New in the collection: newsboy badge

Metal oblong item with the words "Newsboy, Registered by State Child Welfare Commission, North Carolina."

“Among the most determined opponents of the child labor amendment [to the Constitution] are the newspaper publishers. The newspapers have always enjoyed a cheap circulation system, based on child labor. The publishers successfully resisted amendments to their code strengthening the provisions regulating child labor in the sale and delivery of papers. These additions to the code would have set a 14-year minimum for newsboys, an 18-year minimum for girls, with, an exemption in favor of boys of 12 already employed. They would have forbidden work before 6 a.m. and late in the evening for boys under 16; and required badges issued by a public agency under the U. S. Department of Labor for children in the newspaper trade.

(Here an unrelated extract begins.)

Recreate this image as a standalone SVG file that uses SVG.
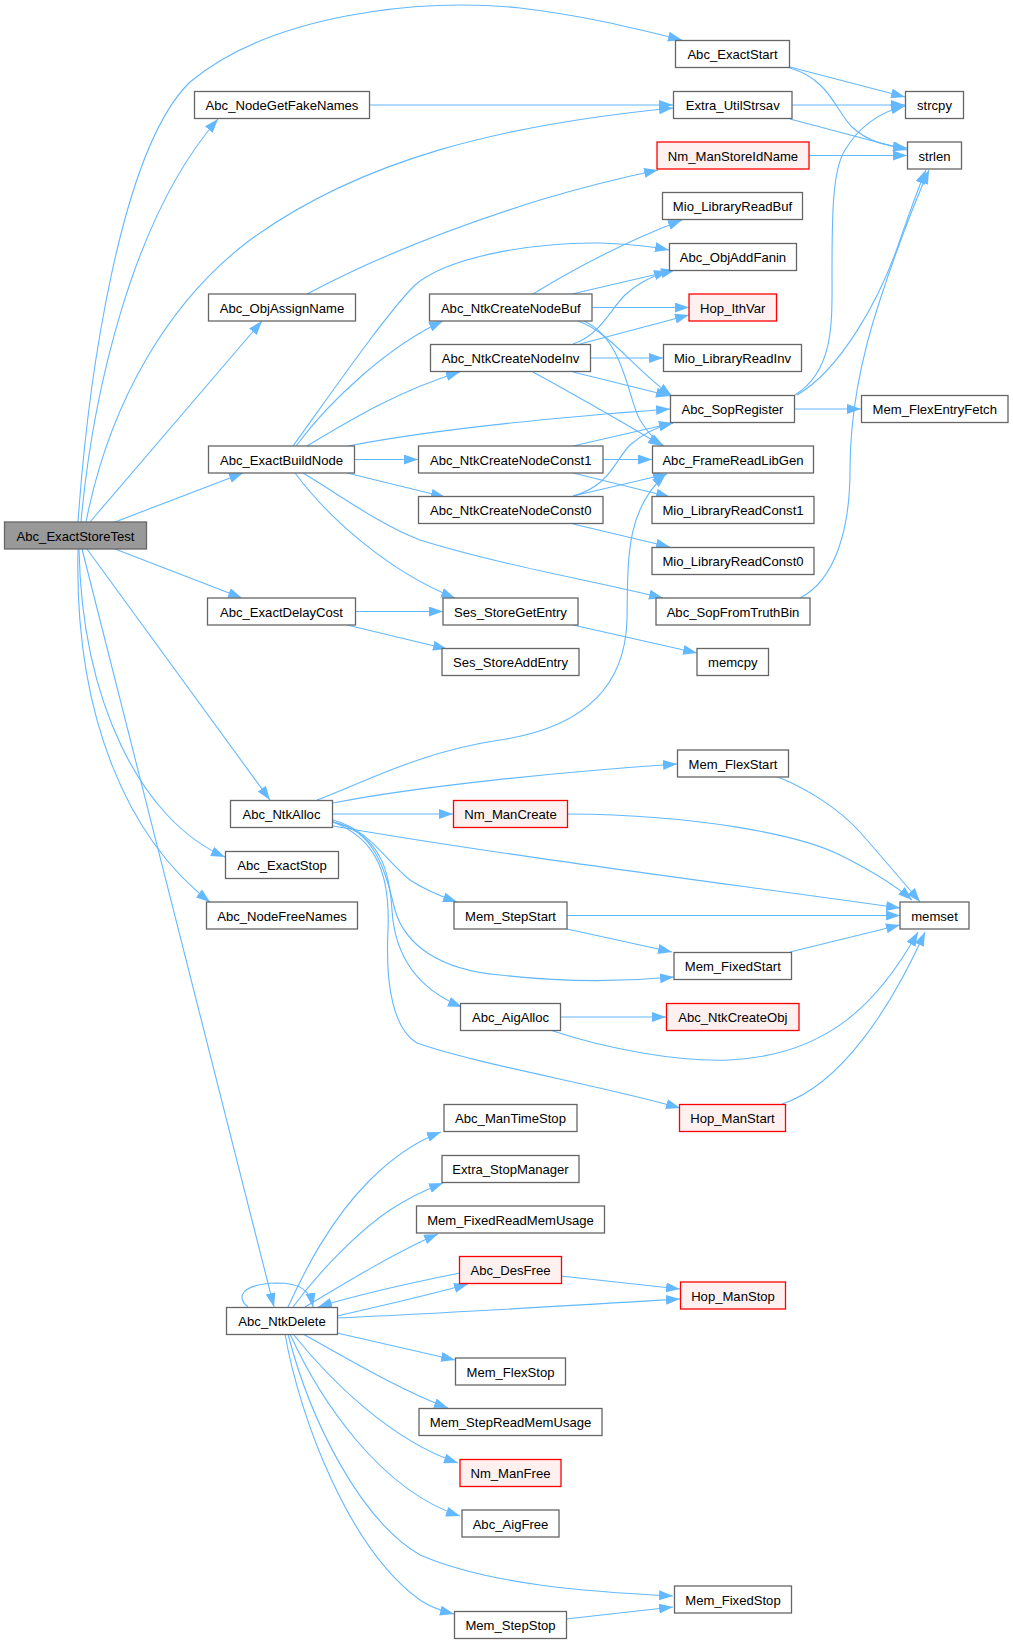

“At a code hearing circulation managers testified that boys were ‘no good’ for newspaper distribution after the age of 14 because they ‘became interested in girls.’ Under questioning, that was repeatedly broken down into an admission that the older boys were not attracted by the low rates of pay.”

— From “Children Wanted” by Beulah Amidon, in Survey Graphic, (January 1937)

The child labor amendment was passed by the House and Senate but never ratified by the required three-fourths of states. North Carolina was a quick no.

I’ve been frustrated in finding details on North Carolina’s regulation of newsboys, but they did wear this sturdy badge.